In line with the social changes that had come about, the workers' movement re-emerged after 1945 in a modified form. The overwhelming majority of Austrians opted for a democratic system and rejected all forms of dictatorship (fascism, communism). While all the political parties tried to organise the workers ( Arbeiter- und Angestelltenbund), the Austrian Federation of Trade Unions was founded as an organisation that embraced all political parties. As the social conditions of the workers improved, the workers' movement also enjoyed a new standing, in particular since social rights were secured and further developed by a wealth of new laws. Access to social betterment was easier and social decline as a group phenomenon was rare. The number of blue-collar workers declined relative to that of white-collar workers. New kinds of social problems arose in the 1960s on account of the influx of foreign workers ( Employment of Aliens) and seasonal Unemployment, although, in comparison to many other European countries, unemployment continued to remain relatively low in Austria.

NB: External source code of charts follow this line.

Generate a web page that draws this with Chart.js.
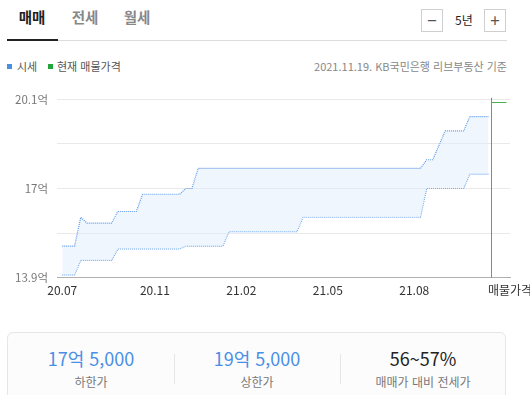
<!DOCTYPE html>
<html lang="ko">
<head>
<meta charset="utf-8">
<script src="https://cdn.jsdelivr.net/npm/chart.js@4.4.0/dist/chart.umd.min.js"></script>
<style>
  html, body { margin:0; padding:0; background:#fff; width:530px; height:395px; overflow:hidden;
    font-family: "Noto Sans CJK KR", "Noto Sans", sans-serif; }
  .abs { position:absolute; }
  .tab { position:absolute; top:6px; font-size:14.5px; font-weight:700; transform:translateX(-50%); }
  .btn { position:absolute; top:9px; width:22px; height:23px; border:1px solid #cfcfcf; box-sizing:border-box;
    color:#555; font-size:17px; line-height:20px; text-align:center; }
  .leg { position:absolute; top:58px; font-size:11px; color:#555; }
  .sq { position:absolute; width:5px; height:5px; top:64px; }
  .card { position:absolute; left:7px; top:332px; width:499px; height:90px; border:1px solid #e6e6e6;
    border-radius:6px; background:#fcfcfc; box-sizing:border-box; }
  .col { position:absolute; top:12px; width:166px; text-align:center; }
  .val { font-size:18px; line-height:26px; }
  .lab { font-size:12px; color:#777; line-height:18px; margin-top:2px; }
  .div { position:absolute; top:21px; width:1px; height:30px; background:#e6e6e6; }
</style>
</head>
<body>
<div class="tab" style="left:32px;color:#222;">매매</div>
<div class="tab" style="left:85px;color:#888;">전세</div>
<div class="tab" style="left:137px;color:#888;">월세</div>
<div class="abs" style="left:7px;top:39px;width:51px;height:2px;background:#222;"></div>
<div class="abs" style="left:58px;top:40px;width:449px;height:1px;background:#dcdcdc;"></div>
<div class="btn" style="left:421px;">−</div>
<div class="abs" style="left:455px;top:11px;font-size:12px;color:#222;">5년</div>
<div class="btn" style="left:484px;">+</div>

<div class="sq" style="left:7px;background:#4a90e2;"></div>
<div class="leg" style="left:17px;">시세</div>
<div class="sq" style="left:48px;background:#22a63a;"></div>
<div class="leg" style="left:57px;">현재 매물가격</div>
<div class="leg" style="right:23px;color:#888;">2021.11.19. KB국민은행 리브부동산 기준</div>

<canvas id="c" width="530" height="230" class="abs" style="left:0;top:80px;"></canvas>

<div class="card">
  <div class="col" style="left:0;"><div class="val" style="color:#4a8fe6;">17억 5,000</div><div class="lab">하한가</div></div>
  <div class="div" style="left:166px;"></div>
  <div class="col" style="left:166px;"><div class="val" style="color:#4a8fe6;">19억 5,000</div><div class="lab">상한가</div></div>
  <div class="div" style="left:332px;"></div>
  <div class="col" style="left:332px;"><div class="val" style="color:#222;">56~57%</div><div class="lab">매매가 대비 전세가</div></div>
</div>

<script>
// Weekly KB 시세 (억원), 2020.07 ~ 2021.11.19
const upperPrice = [
  15.0, 15.0, 15.0, 16.0, 15.8, 15.8, 15.8, 15.8, 15.8, 16.2,
  16.2, 16.2, 16.2, 16.8, 16.8, 16.8, 16.8, 16.8, 16.8, 16.8,
  17.0, 17.0, 17.7, 17.7, 17.7, 17.7, 17.7, 17.7, 17.7, 17.7,
  17.7, 17.7, 17.7, 17.7, 17.7, 17.7, 17.7, 17.7, 17.7, 17.7,
  17.7, 17.7, 17.7, 17.7, 17.7, 17.7, 17.7, 17.7, 17.7, 17.7,
  17.7, 17.7, 17.7, 17.7, 17.7, 17.7, 17.7, 17.7, 17.7, 18.0,
  18.0, 18.5, 19.0, 19.0, 19.0, 19.0, 19.5, 19.5, 19.5, 19.5
];
const lowerPrice = [
  14.0, 14.0, 14.0, 14.5, 14.5, 14.5, 14.5, 14.5, 14.5, 14.9,
  14.9, 14.9, 14.9, 14.9, 14.9, 14.9, 14.9, 14.9, 14.9, 14.9,
  15.0, 15.0, 15.0, 15.0, 15.0, 15.0, 15.0, 15.5, 15.5, 15.5,
  15.5, 15.5, 15.5, 15.5, 15.5, 15.5, 15.5, 15.5, 15.5, 16.0,
  16.0, 16.0, 16.0, 16.0, 16.0, 16.0, 16.0, 16.0, 16.0, 16.0,
  16.0, 16.0, 16.0, 16.0, 16.0, 16.0, 16.0, 16.0, 16.0, 17.0,
  17.0, 17.0, 17.0, 17.0, 17.0, 17.0, 17.5, 17.5, 17.5, 17.5
];
const listingPrice = [20.0];
const xTickWeeks = [0, 15, 29, 43, 57];
const xTickLabels = ['20.07', '20.11', '21.02', '21.05', '21.08'];
const listingLabel = '매물가격';
const yTickValues = [13.9, 15.45, 17, 18.55, 20.1];
const yTickLabels = ['13.9억', '', '17억', '', '20.1억'];

const toPts = arr => arr.map((v, i) => ({ x: i, y: v }));
const X_MIN = -0.85, X_MAX = 72.5;

const listingPlugin = {
  id: 'listing',
  afterDatasetsDraw(chart) {
    const { ctx, chartArea, scales } = chart;
    const xs = scales.x, ys = scales.y;
    const lx = Math.round(xs.getPixelForValue(upperPrice.length - 1 + 0.42)) + 0.5;
    const ly = Math.round(ys.getPixelForValue(listingPrice[0])) + 0.5;
    ctx.save();
    ctx.strokeStyle = '#4caf50';
    ctx.lineWidth = 1;
    ctx.beginPath();
    ctx.moveTo(lx, chartArea.top - 1.5);
    ctx.lineTo(lx, chartArea.bottom);
    ctx.moveTo(lx, ly);
    ctx.lineTo(chartArea.right - 3.5, ly);
    ctx.stroke();
    ctx.restore();
  }
};

new Chart(document.getElementById('c'), {
  type: 'line',
  data: {
    datasets: [
      { data: toPts(upperPrice), borderColor: '#5b9aea', borderWidth: 1.2, borderDash: [1, 1],
        pointRadius: 0, fill: '+1', backgroundColor: 'rgba(226,238,251,0.5)', tension: 0 },
      { data: toPts(lowerPrice), borderColor: '#5b9aea', borderWidth: 1.2, borderDash: [1, 1],
        pointRadius: 0, fill: false, tension: 0 }
    ]
  },
  options: {
    responsive: false,
    devicePixelRatio: 1,
    animation: false,
    layout: { padding: { top: 19.3, left: 0, right: 20, bottom: 0 } },
    plugins: { legend: { display: false }, tooltip: { enabled: false } },
    scales: {
      x: {
        type: 'linear', min: X_MIN, max: X_MAX,
        afterBuildTicks(s) {
          s.ticks = xTickWeeks.map(v => ({ value: v })).concat([{ value: X_MAX }]);
        },
        afterFit(s) { s.height = 32.3; s.paddingLeft = 0; s.paddingRight = 0; },
        grid: { display: false, drawTicks: false },
        border: { display: true, color: '#b0b0b0', width: 1 },
        ticks: {
          autoSkip: false, maxRotation: 0, padding: 6, color: '#333',
          font: { family: '"Noto Sans CJK KR"', size: 12 },
          callback: (v, i) => (i < xTickLabels.length ? xTickLabels[i] : listingLabel)
        }
      },
      y: {
        min: yTickValues[0], max: yTickValues[yTickValues.length - 1],
        afterBuildTicks(s) { s.ticks = yTickValues.map(v => ({ value: v })); },
        afterFit(s) { s.width = 57; },
        grid: { drawTicks: false, color: (c) => (c.index === 0 ? '#b0b0b0' : '#e9e9e9'), lineWidth: 1 },
        border: { display: false },
        ticks: {
          padding: 9, color: '#777',
          font: { family: '"Noto Sans CJK KR"', size: 11.5 },
          callback: (v, i) => yTickLabels[i]
        }
      }
    }
  },
  plugins: [listingPlugin]
});
</script>
</body>
</html>
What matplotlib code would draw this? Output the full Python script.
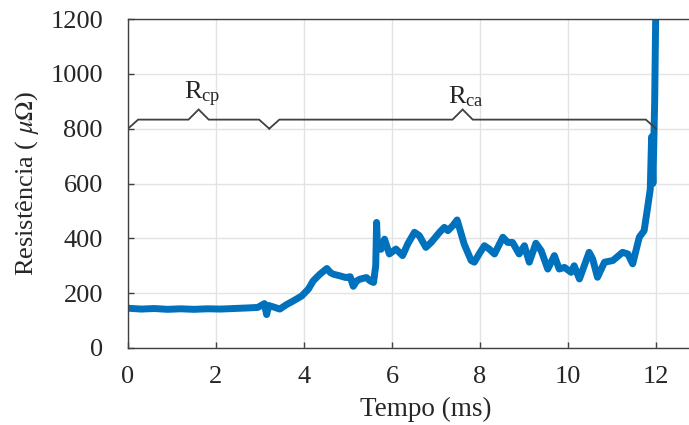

The "Verein zur Geschichte der Arbeiterbewegung" (Association for the Study of the History of the Labour Movement), which was founded in 1959, holds regular meetings and issues publications.

Literature#

H. Steiner, Bibliographie zur Geschichte der oesterrichischen Arbeiterbewegung, 3 vols., 1962-1970; H. Hautmann and R. Kropf, Die oesterreichische Arbeiterbewegung vom Vormaerz bis 1945, 1977; W. Haeusler, Von der Massenarmut zur Arbeiterbewegung, 1979; E. Bruckmueller, Sozialgeschichte Oesterreichs, 1985; W. Maderthaner, Die Arbeiterbewegung in Oesterreich und Ungarn bis 1914, 1986.